PROBLEM TO SOLVE: Look through the listing below and give the number of lines that hold "this". Say nothing more.

GIVEN ENTRIES:
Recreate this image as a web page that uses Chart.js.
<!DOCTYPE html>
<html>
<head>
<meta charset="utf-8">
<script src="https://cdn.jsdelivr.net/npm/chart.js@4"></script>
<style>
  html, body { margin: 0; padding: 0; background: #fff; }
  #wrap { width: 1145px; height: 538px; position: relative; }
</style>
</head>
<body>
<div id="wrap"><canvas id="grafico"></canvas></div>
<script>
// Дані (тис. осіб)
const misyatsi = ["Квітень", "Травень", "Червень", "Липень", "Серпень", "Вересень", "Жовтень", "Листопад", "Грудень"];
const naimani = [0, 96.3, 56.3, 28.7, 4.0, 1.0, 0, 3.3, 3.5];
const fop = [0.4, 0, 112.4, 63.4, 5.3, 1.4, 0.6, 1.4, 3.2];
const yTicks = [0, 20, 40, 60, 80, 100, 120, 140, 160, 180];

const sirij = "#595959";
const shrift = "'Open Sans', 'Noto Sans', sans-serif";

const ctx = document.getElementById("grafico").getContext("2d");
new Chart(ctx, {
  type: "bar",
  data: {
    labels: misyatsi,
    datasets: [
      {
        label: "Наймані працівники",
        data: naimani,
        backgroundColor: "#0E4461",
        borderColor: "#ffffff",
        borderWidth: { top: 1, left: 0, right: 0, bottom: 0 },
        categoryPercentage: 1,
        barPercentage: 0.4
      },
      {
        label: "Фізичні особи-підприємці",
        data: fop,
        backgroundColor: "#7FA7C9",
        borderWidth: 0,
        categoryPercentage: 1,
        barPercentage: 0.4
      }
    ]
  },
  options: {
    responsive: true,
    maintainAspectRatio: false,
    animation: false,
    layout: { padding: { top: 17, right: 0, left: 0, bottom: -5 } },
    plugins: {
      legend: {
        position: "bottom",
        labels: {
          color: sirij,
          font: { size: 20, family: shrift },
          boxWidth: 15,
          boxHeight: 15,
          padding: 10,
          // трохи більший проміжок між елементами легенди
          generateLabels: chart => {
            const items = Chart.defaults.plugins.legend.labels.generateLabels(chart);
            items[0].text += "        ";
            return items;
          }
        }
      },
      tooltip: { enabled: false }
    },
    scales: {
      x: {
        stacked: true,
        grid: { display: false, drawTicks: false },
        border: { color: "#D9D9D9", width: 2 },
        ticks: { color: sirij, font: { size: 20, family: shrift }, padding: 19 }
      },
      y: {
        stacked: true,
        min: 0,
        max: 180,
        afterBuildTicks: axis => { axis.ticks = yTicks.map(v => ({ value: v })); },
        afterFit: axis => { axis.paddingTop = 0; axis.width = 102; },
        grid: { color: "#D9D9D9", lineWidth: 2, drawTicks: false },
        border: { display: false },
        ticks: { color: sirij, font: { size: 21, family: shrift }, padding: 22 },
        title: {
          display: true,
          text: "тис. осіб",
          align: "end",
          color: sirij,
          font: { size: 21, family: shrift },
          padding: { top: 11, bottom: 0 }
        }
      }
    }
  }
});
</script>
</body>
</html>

* * *

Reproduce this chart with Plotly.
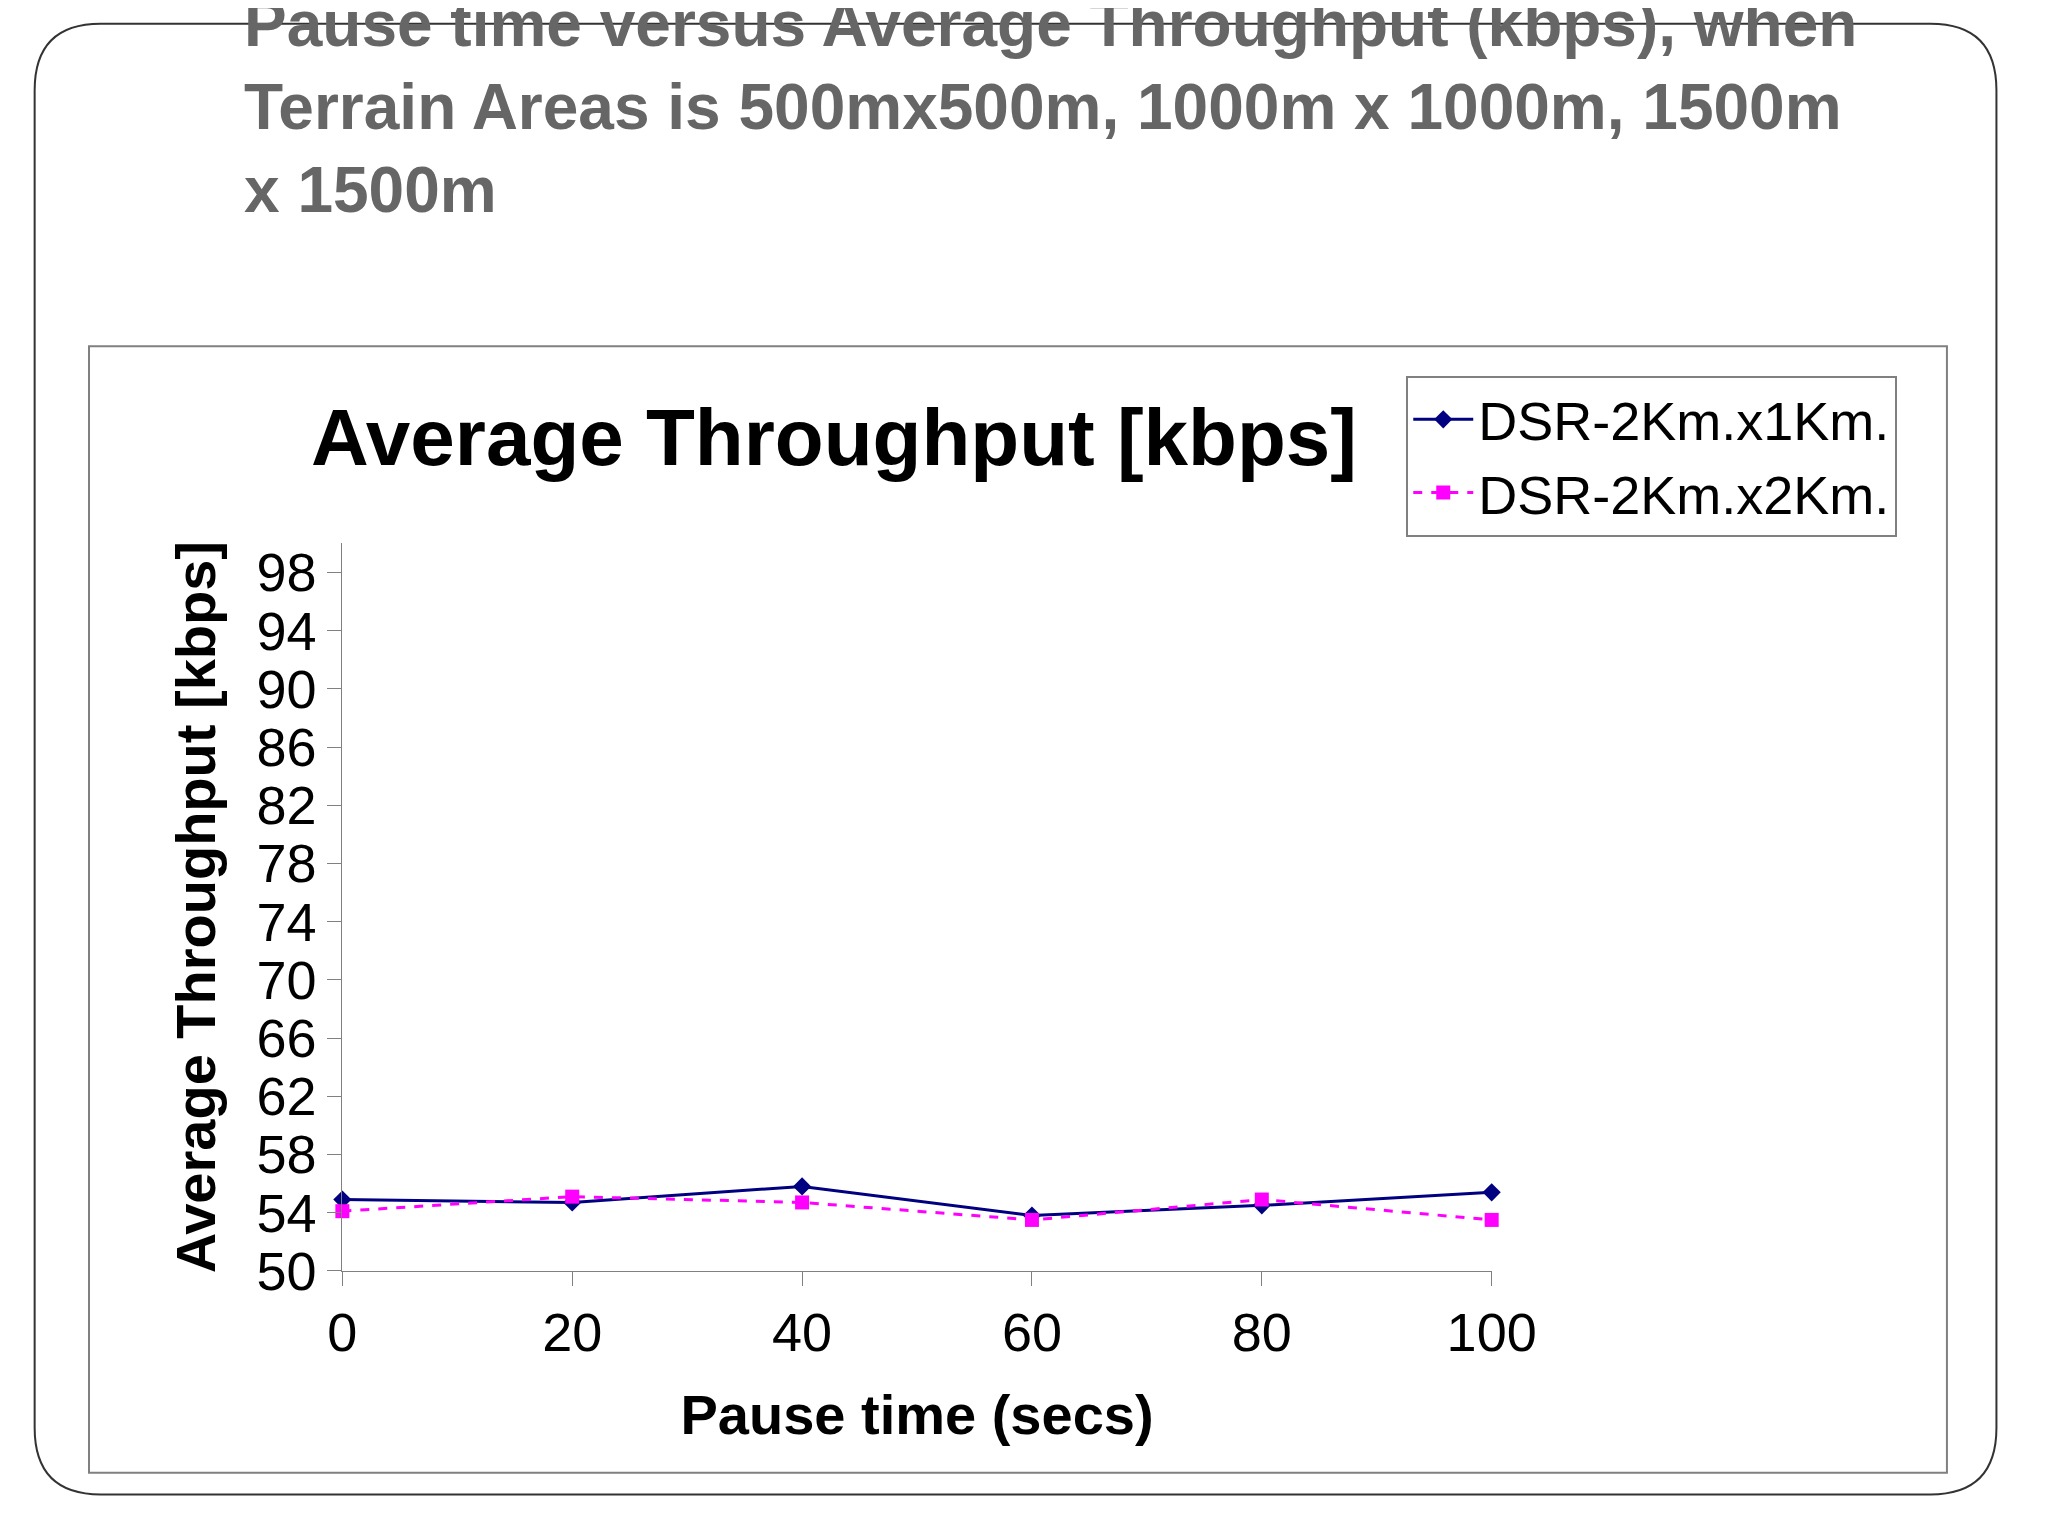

==

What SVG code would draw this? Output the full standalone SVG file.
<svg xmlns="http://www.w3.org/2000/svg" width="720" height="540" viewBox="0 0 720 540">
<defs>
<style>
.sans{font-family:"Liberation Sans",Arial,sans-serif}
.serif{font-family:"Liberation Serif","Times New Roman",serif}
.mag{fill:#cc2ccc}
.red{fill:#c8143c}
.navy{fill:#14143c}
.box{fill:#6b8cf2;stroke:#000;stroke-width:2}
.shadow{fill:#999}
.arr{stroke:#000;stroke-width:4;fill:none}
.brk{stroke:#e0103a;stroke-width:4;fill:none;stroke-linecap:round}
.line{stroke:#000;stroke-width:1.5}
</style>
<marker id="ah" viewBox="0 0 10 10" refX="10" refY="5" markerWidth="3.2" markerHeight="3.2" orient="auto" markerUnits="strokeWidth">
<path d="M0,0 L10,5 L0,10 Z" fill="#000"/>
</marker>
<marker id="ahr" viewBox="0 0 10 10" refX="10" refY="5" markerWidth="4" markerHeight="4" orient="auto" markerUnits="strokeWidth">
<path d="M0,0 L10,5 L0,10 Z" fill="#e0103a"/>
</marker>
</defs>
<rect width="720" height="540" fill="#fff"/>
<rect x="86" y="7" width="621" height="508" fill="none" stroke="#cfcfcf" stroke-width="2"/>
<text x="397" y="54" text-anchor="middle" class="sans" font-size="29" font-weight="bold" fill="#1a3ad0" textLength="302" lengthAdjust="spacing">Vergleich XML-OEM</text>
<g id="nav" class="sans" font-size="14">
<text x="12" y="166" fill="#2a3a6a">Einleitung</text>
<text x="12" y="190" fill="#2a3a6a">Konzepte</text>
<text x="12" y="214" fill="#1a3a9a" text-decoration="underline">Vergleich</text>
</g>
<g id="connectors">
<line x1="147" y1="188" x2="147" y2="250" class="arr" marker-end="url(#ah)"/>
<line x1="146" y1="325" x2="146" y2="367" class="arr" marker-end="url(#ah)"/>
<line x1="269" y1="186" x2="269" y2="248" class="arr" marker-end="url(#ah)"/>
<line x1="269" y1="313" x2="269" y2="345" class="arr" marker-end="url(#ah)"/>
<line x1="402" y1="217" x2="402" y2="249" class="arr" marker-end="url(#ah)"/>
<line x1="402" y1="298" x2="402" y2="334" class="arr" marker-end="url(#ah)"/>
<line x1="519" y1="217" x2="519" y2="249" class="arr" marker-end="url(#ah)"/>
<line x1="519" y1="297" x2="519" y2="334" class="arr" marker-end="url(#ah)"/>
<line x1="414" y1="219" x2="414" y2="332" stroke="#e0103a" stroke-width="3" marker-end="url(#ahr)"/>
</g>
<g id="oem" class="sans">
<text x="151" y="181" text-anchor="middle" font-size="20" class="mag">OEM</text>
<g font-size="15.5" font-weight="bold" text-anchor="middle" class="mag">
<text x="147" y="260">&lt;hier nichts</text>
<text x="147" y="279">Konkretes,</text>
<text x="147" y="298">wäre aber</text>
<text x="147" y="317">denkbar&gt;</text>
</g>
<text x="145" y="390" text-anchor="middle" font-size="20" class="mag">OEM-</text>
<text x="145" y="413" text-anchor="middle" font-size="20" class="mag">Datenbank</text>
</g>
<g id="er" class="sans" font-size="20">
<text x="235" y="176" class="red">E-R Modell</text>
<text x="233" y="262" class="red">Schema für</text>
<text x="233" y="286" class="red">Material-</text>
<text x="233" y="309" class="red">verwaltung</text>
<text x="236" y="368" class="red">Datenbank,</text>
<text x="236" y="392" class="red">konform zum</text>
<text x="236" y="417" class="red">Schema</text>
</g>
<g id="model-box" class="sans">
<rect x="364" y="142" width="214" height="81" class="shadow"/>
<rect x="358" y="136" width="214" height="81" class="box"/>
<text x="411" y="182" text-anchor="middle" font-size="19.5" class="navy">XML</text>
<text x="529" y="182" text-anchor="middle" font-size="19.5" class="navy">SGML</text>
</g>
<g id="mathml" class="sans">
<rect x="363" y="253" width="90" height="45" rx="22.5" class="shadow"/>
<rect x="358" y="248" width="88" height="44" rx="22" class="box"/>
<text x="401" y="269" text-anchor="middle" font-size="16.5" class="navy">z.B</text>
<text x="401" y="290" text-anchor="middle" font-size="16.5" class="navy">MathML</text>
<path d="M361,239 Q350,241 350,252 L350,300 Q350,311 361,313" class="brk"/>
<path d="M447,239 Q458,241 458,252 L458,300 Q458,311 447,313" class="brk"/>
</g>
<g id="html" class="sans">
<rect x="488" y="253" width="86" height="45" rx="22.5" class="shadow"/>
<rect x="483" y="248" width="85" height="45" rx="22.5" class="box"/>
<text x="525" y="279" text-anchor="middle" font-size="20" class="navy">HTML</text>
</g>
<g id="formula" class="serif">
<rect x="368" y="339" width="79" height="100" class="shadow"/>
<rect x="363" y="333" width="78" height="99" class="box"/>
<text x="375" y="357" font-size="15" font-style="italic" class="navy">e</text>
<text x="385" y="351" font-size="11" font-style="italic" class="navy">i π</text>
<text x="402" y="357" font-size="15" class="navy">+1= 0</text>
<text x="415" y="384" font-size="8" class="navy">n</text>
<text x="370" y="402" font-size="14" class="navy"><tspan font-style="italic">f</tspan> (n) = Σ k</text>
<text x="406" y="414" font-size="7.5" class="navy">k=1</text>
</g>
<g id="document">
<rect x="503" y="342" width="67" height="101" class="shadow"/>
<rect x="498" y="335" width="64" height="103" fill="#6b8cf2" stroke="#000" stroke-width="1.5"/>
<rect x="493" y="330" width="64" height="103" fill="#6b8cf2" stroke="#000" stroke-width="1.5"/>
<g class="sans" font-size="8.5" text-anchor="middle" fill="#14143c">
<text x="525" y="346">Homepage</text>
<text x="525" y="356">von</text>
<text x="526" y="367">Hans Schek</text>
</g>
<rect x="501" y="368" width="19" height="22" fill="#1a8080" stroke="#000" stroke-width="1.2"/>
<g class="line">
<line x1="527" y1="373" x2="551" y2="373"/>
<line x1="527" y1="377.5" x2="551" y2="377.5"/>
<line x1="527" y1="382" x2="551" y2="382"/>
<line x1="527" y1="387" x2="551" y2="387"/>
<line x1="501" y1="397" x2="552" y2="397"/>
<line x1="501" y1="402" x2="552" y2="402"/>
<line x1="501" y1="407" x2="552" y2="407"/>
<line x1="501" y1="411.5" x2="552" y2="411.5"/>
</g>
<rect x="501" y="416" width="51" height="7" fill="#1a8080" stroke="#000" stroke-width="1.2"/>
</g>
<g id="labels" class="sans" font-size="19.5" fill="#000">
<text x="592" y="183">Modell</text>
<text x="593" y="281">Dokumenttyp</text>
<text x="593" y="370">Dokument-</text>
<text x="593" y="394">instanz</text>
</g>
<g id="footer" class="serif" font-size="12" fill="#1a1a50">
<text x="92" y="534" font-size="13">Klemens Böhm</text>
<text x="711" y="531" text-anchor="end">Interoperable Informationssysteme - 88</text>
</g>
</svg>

OUTPUT OF THE TASK: 3